## TO DO
Your task is to copy every line of the records below that contains "this".

[Records with drawing code]
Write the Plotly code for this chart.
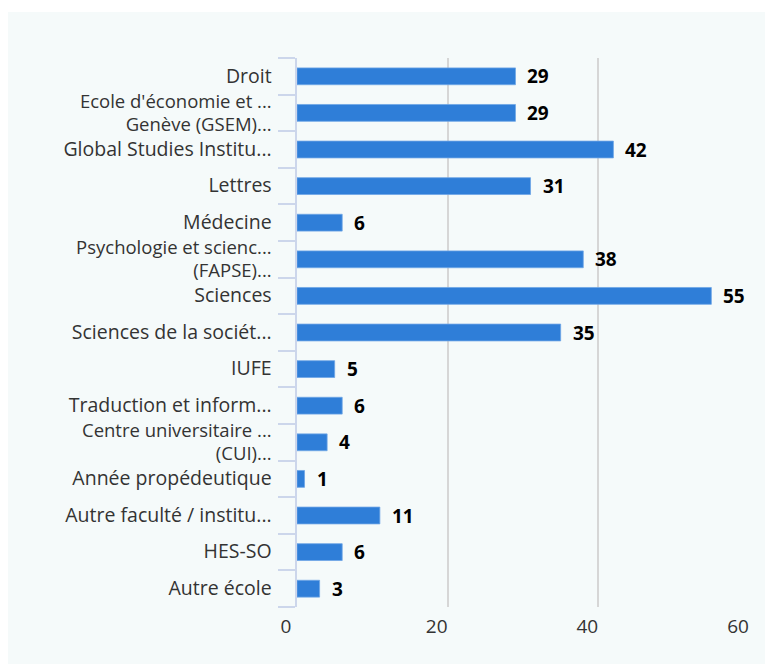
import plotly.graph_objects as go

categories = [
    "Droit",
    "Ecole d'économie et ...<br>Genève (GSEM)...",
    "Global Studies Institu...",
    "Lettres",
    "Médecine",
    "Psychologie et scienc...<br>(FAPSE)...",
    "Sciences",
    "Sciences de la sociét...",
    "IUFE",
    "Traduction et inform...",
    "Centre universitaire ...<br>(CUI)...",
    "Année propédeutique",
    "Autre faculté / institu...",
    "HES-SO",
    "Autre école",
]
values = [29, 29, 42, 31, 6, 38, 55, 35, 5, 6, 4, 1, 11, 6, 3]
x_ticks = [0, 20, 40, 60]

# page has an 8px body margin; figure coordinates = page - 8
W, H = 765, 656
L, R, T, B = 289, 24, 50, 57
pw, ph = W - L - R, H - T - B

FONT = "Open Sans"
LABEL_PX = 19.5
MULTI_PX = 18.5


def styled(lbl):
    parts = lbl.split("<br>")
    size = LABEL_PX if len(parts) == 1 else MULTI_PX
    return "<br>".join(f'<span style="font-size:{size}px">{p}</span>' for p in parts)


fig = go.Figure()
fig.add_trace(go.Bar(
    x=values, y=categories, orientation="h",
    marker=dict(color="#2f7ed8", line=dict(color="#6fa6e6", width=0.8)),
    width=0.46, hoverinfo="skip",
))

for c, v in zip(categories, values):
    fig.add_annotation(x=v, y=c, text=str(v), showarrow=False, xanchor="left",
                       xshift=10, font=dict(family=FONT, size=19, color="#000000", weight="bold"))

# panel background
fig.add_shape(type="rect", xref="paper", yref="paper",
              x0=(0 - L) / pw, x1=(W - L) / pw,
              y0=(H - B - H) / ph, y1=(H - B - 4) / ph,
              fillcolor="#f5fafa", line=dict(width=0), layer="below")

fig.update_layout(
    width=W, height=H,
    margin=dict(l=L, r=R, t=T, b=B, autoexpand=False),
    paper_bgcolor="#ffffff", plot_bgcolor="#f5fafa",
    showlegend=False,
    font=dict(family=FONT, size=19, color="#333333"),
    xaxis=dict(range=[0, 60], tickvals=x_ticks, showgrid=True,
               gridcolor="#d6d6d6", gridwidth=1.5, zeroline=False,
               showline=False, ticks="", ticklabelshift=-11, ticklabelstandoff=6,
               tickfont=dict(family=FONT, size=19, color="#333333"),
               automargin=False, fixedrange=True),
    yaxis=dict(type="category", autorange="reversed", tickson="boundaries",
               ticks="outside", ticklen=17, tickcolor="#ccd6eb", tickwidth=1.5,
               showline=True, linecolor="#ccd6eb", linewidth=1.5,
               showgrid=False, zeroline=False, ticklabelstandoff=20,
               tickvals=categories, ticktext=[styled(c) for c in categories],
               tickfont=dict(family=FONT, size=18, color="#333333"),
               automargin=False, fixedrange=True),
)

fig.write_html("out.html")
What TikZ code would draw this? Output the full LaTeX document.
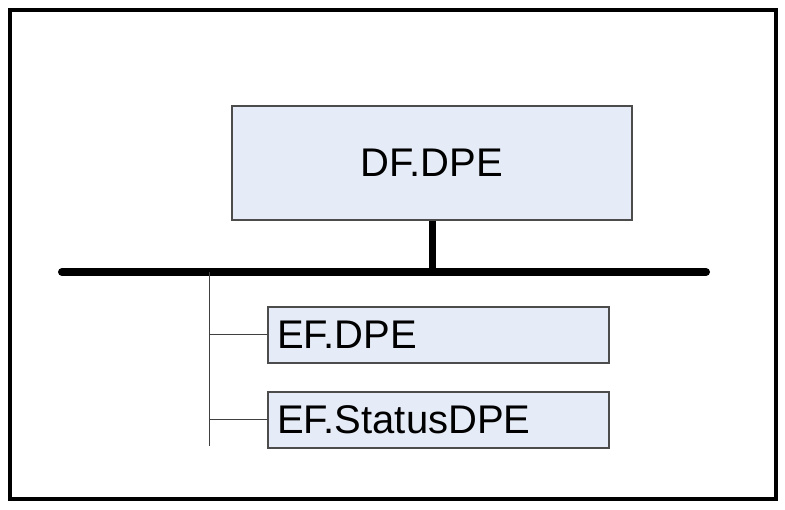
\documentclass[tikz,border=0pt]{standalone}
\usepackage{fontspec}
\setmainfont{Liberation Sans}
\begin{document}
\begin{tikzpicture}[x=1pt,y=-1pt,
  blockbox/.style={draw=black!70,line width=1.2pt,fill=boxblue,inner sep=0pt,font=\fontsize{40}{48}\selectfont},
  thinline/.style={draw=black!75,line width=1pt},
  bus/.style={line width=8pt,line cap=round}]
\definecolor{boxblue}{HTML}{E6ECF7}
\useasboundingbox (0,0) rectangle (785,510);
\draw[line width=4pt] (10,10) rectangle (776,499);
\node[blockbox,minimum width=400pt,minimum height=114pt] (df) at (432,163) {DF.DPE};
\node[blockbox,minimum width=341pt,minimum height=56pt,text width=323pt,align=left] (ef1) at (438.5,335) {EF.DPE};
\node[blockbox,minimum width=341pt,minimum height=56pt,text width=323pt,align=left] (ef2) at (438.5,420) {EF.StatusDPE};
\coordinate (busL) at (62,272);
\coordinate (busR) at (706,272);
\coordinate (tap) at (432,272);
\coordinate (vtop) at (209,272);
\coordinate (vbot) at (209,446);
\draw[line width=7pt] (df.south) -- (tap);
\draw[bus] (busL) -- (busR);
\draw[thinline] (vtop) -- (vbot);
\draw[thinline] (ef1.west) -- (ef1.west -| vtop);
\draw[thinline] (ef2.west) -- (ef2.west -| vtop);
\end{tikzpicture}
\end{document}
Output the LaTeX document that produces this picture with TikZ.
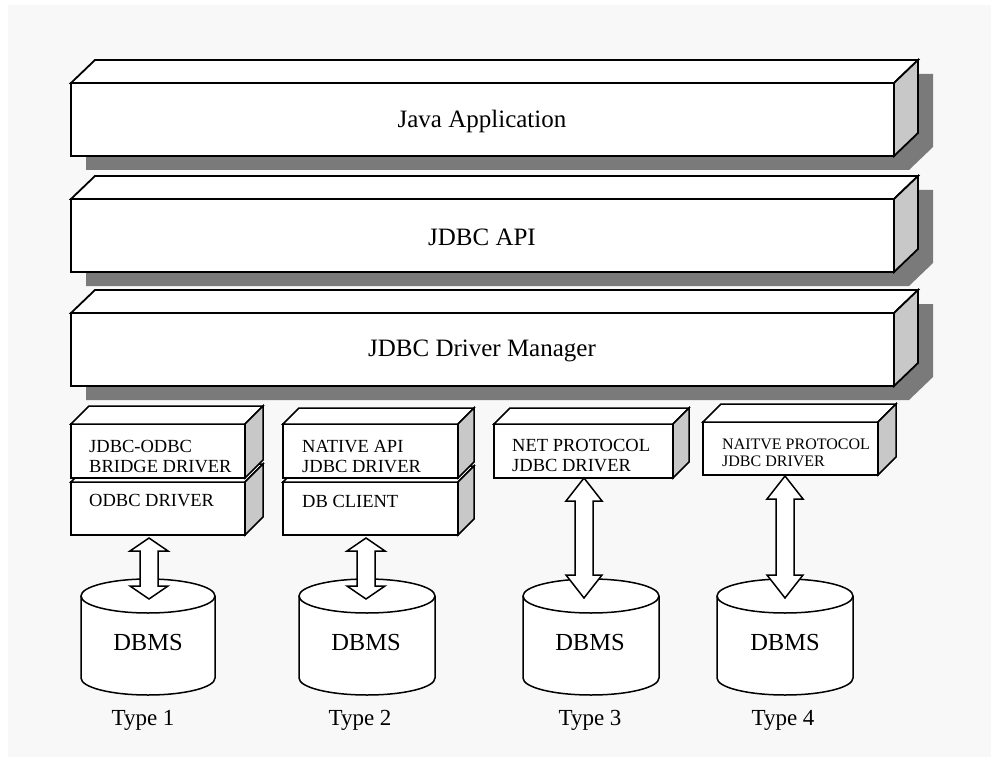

## WRITTEN ANSWER
Write the Plotly code for this chart.
What TikZ code would draw this? Output the full LaTeX document.
Output the LaTeX document that produces this picture with TikZ.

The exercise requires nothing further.